(See raw variations towards bottom of article)
I originally titled this post “Incredible Custom Homemade Oatmeal (with Raw Oatmeal Variations)”, but “Oatmeal 1-2-3” is a snappier description of the yumminess we’re going to wreak here.
This “create-your-own” recipe has very few ingredients, and takes about 3-5 minutes from empty stove/bare countertop to food on the table. There’s little to no cooking know-how involved, unless you are absent-minded like some people ::tentatively raises hand:: and may burn or overcook the bottom forgetting to stir.
So why bother to post it? For one, using something besides water to cook it is a bit of a creative leap that some of us might not make; for a very long time, I didn’t, even while trying to think of ways to make oatmeal tasty without resorting to objectionable ingredients. But maybe more importantly, it’s easy to forget that sometimes simple food can be incredibly tasty, and doesn’t necessarily have to keep you in the kitchen for extended periods of time. I’d guess that well over 90% of the recipes on the web have more than 5 ingredients and take more than 15 or 20 minutes to make (at least on the sites I’ve been to).
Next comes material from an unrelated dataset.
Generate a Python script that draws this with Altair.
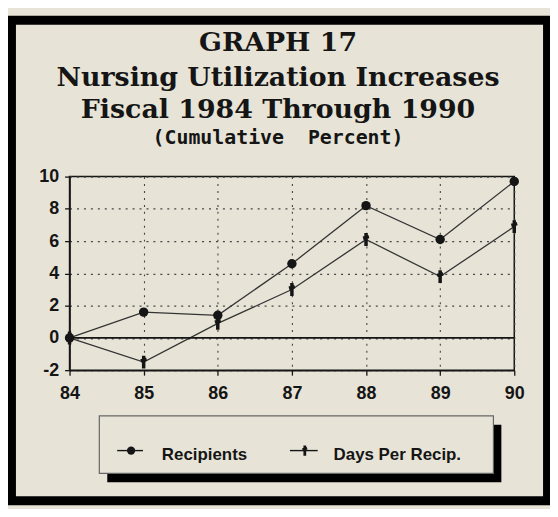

So this post is really about bringing us back to the basics to encourage the creative freedom of riffing on the classics. And best of all, since it’s custom-made to what you like (assuming you like oatmeal, since you clicked on this post to read it), you’re just about guaranteed to find this useful.
It goes like this:
1. Select a cooking liquid: Whatever sounds tasty, or tastes acceptable to the health benefits you’re after. Apple juice, V-8 Fusion (fruit and veggie blends that taste like fruit), coconut milk, almond milk, hemp milk, goat milk, soy milk, cow milk, water.
2. Throw the oatmeal into the cooking liquid and turn on the heat. You can cook it quickly or slowly – with quick oats I never go above medium. With steel-cut, you’re going to want to crank ‘er up at first to get it going before you turn it down to simmer.
3. Mix-ins. Can be added before, during, or after cooking. The beautiful thing with chopped dates is that they will melt in straight and smooth if you boil them with the oats. Raisins added at this point come out plump and juicy. When I want berries, though, I like to take them straight from the freezer and add them after cooking. This cools the whole thing and keeps the berries intact. Try fruit (dried, frozen, fresh, even canned if that’s what’s handy and what you like), nuts, seeds (chia, sunflower, hemp, am I leaving any other awesome ones out?), miscellaneous (bran, germ, psyllium husk and the like, vanilla or almond extracts, chocolate chips), spices. This is so easy to do, oats are well-cheap, and you’re not going to waste a lot on an experiment gone wrong. I’ve had a few that didn’t turn out so great, but they weren’t inedible.
If you used water, you may want to add a sweetener, preferably natural. Real maple syrup, molasses (or both of these, for a natural “maple and brown sugar” flavor; just go easy with the molasses as it can be pretty strong), agave nectar (though agave is little better nutritionally than sugar syrup, but it’s low glycemic), honey… There are a lot of great options out there. A few weeks ago I came across this awesome site, NaturallySweetRecipes. I loved their natural sweetener guide, and I highly recommend that you go check that out for other ideas, though if you used dates, applesauce or apple juice, you may not need or want to.
The combinations are limited only by your imagination and the foods available to you. Some ways I’ve done our oatmeal:
Raw: Done simply by soaking the oats in the chosen liquid instead of cooking them. I don’t think this would work well or quickly with steel-cut, but a lot of people reduce the cook time of their steel-cut oats with an overnight soak, so maybe they’d be edible by morning.
Apple Spice: Apple juice, cinnamon and cloves, or pumpkin pie spice. Tastes better than the store-bought packets. Nut lovers may want to add some walnuts or pecans. This is an easy and tasty one to do raw.
Pumpkin Pie: Apple juice, couple dabs of pumpkin puree, mashed banana, pumpkin pie spice, maple syrup, touch of molasses, chopped pecans.
Raisin Spice: Water, chopped dates, raisins, cinnamon.
Cinnamon Roll: Coconut milk, vanilla extract, maple syrup, cinnamon, raisins.
Cherry Almond: Cherry juice, almond extract, chopped frozen cherries. Ooh… next time I should try this one with chocolate chips, and make it Black Forest! I also did this with a jar of Morello Cherries from Trader Joe’s, using the juice for cooking liquid.
Strawberry Banana: I don’t remember how I did this one. I think I mashed in the banana and chunked the frozen strawberries to cool it.
Chocolate chip cookie: This one was a while back, too… I think I used a bit of vanilla extract and some chocolate chips. And I think it ended up not being as good as it sounded. But if you find a way to make this one work, I’d love to hear about it!
One last idea: if you’re adventurous and like savory stuff, you could experiment with some herbs and cheese. I don’t eat cheese anymore, and sweet oatmeal sounds much better to me than savory, but if you try that, let me know how it goes!